- The first of a trilogy of 'Rosenberg' radiophonic works by Jon Rose, the others in the series being 'Play It Again, Doc' and 'Brain Weather'.
- All text, music, non-studio recording, and MIDI programming by Jon Rose.
- Produced in the studios of West Deutsche Rundfunk for Klaus Schöning and his Studio Akustische Kunst.
- In Cologne, we had literally dozens of actors and extras involved in this production, including some Italian football fans from the local pizzaria, but I can't find the list anywhere! My apologies.
- There was a German, an English, and a French version of this piece. I have made a selection from each in this extract.

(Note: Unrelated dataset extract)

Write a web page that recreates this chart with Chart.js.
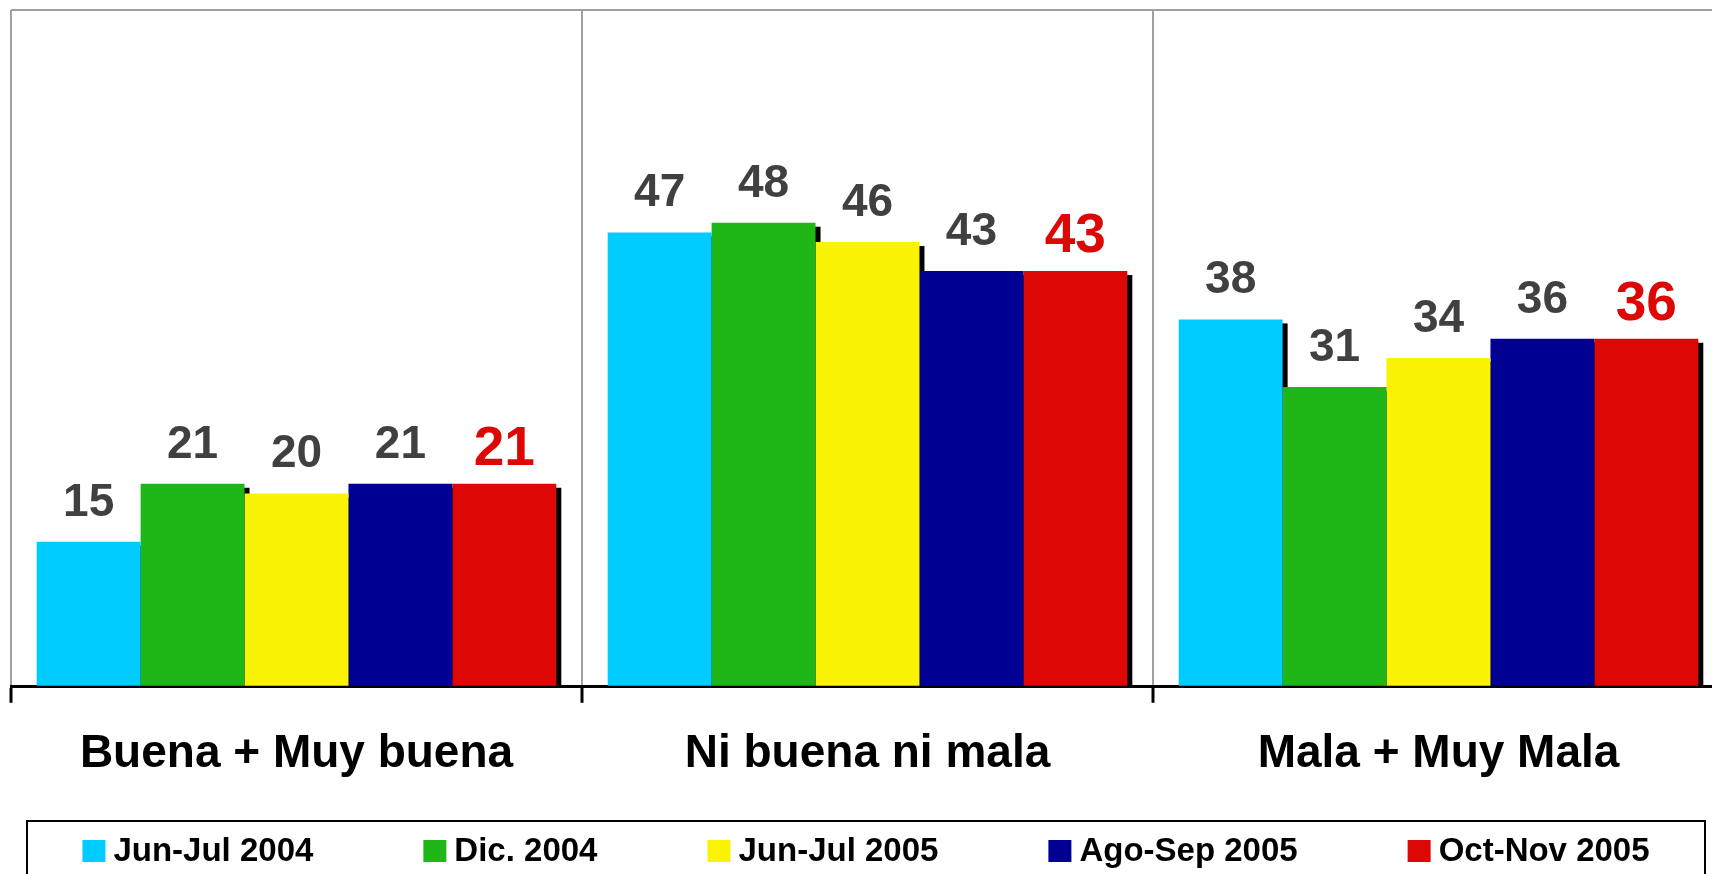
<!DOCTYPE html>
<html>
<head>
    <title>Evaluación - gráfico de barras</title>
    <script src="https://cdn.jsdelivr.net/npm/chart.js"></script>
    <style>
        html, body { margin: 0; padding: 0; background: #fff; overflow: hidden; }
        .marco { width: 1712px; height: 874px; overflow: hidden; }
        .chart-card { width: 1724px; height: 874px; position: relative; }
    </style>
</head>
<body>
    <div class="marco">
        <div class="chart-card">
            <canvas id="chart-evaluacion"></canvas>
        </div>
    </div>

    <script>
        // Datos del gráfico
        const categorias = ["Buena + Muy buena", "Ni buena ni mala", "Mala + Muy Mala"];
        const periodos = ["Jun-Jul 2004", "Dic. 2004", "Jun-Jul 2005", "Ago-Sep 2005", "Oct-Nov 2005"];
        const junJul2004 = [15, 47, 38];
        const dic2004 = [21, 48, 31];
        const junJul2005 = [20, 46, 34];
        const agoSep2005 = [21, 43, 36];
        const octNov2005 = [21, 43, 36];
        const colores = ["#00CCFF", "#1FB618", "#FBF305", "#000093", "#DD0806"];

        const series = [junJul2004, dic2004, junJul2005, agoSep2005, octNov2005];
        const FUENTE = "Arial, 'Liberation Sans', sans-serif";

        // Sombra negra detrás de cada barra
        const sombraBarras = {
            id: "sombraBarras",
            beforeDatasetsDraw(chart) {
                const ctx = chart.ctx;
                ctx.save();
                ctx.fillStyle = "#000";
                chart.data.datasets.forEach((ds, i) => {
                    chart.getDatasetMeta(i).data.forEach(bar => {
                        const p = bar.getProps(["x", "y", "base", "width"], true);
                        ctx.fillRect(p.x - p.width / 2 + 5, p.y + 4, p.width, p.base - p.y - 4);
                    });
                });
                ctx.restore();
            }
        };

        // Valores encima de las barras
        const etiquetasValores = {
            id: "etiquetasValores",
            afterDatasetsDraw(chart) {
                const ctx = chart.ctx;
                const ultimo = chart.data.datasets.length - 1;
                ctx.save();
                ctx.textAlign = "center";
                ctx.textBaseline = "alphabetic";
                chart.data.datasets.forEach((ds, i) => {
                    const destacado = i === ultimo;
                    ctx.font = destacado ? "bold 55px " + FUENTE : "bold 46px " + FUENTE;
                    ctx.fillStyle = destacado ? "#DD0806" : "#404040";
                    chart.getDatasetMeta(i).data.forEach((bar, j) => {
                        const p = bar.getProps(["x", "y"], true);
                        ctx.fillText(String(ds.data[j]), p.x, p.y - (destacado ? 19 : 26));
                    });
                });
                ctx.restore();
            }
        };

        // Leyenda con recuadro
        const leyenda = {
            id: "leyenda",
            afterDraw(chart) {
                const ctx = chart.ctx;
                const caja = { left: 27, right: 1705, top: 821, bottom: 884 };
                ctx.save();
                ctx.strokeStyle = "#000";
                ctx.lineWidth = 2;
                ctx.strokeRect(caja.left, caja.top, caja.right - caja.left, caja.bottom - caja.top);

                ctx.font = "bold 33px " + FUENTE;
                ctx.textBaseline = "middle";
                ctx.textAlign = "left";
                const cuadro = 23, hueco = 8, separacion = 110;
                const anchos = chart.data.datasets.map(ds => cuadro + hueco + ctx.measureText(ds.label).width);
                const total = anchos.reduce((a, b) => a + b, 0) + separacion * (anchos.length - 1);
                let x = (caja.left + caja.right) / 2 - total / 2;
                const yc = 851;
                chart.data.datasets.forEach((ds, i) => {
                    ctx.fillStyle = ds.backgroundColor;
                    ctx.fillRect(x, yc - 11, cuadro, 22);
                    ctx.fillStyle = "#000";
                    ctx.fillText(ds.label, x + cuadro + hueco, yc + 1);
                    x += anchos[i] + separacion;
                });
                ctx.restore();
            }
        };

        const ctx = document.getElementById("chart-evaluacion").getContext("2d");
        new Chart(ctx, {
            type: "bar",
            data: {
                labels: categorias,
                datasets: periodos.map((p, i) => ({
                    label: p,
                    data: series[i],
                    backgroundColor: colores[i],
                    borderWidth: 0
                }))
            },
            options: {
                responsive: true,
                maintainAspectRatio: false,
                animation: false,
                events: [],
                layout: { padding: { left: 11, top: 10, right: 0, bottom: 68 } },
                datasets: {
                    bar: { categoryPercentage: 0.91, barPercentage: 1.0 }
                },
                scales: {
                    x: {
                        z: 1,
                        grid: {
                            offset: true,
                            color: "#A0A0A0",
                            lineWidth: 2,
                            tickColor: "#000",
                            tickWidth: 3,
                            tickLength: 16
                        },
                        border: { color: "#000", width: 3 },
                        ticks: {
                            padding: 24,
                            color: "#000",
                            font: { family: FUENTE, size: 46, weight: "bold" }
                        }
                    },
                    y: {
                        min: 0,
                        max: 70,
                        ticks: { display: false, stepSize: 70 },
                        border: { display: false },
                        grid: {
                            drawTicks: false,
                            lineWidth: 2,
                            color: c => c.tick && c.tick.value === 70 ? "#A0A0A0" : "transparent"
                        }
                    }
                },
                plugins: {
                    legend: { display: false },
                    tooltip: { enabled: false }
                }
            },
            plugins: [sombraBarras, etiquetasValores, leyenda]
        });
    </script>
</body>
</html>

The key to the structure of The Rosenberg Violin Concerto is to be found on line 9 in the Berlin subway system - The Relative Unified Music Theory. An entire orchestra is crammed into one of the trains as the full scope of the audio score is revealed. Rosenbergian concepts are demonstrated in an Italian Football match, a famous racehorse, multi lingual search programmes, East German and Russian 'number’ station broadcasts to their spies in the West, the notorious BACH motive, a Laplander in mid orgasm, indeed a song that lapses into Esperanto, a monkey's fart, an industrial pneumatic hammer, the weekend factor, dozens of desperate illegal immigrants that the authorities would rather remove, and not forgetting the explosive version of Beethoven's violin concerto recorded as the Berlin Wall sadly fell. As the text points out "In his youth Rosenberg was attracted by the Epimenidies Paradox... he went on to consider a violin language in which the violin could pronounce 'this is not a violin'."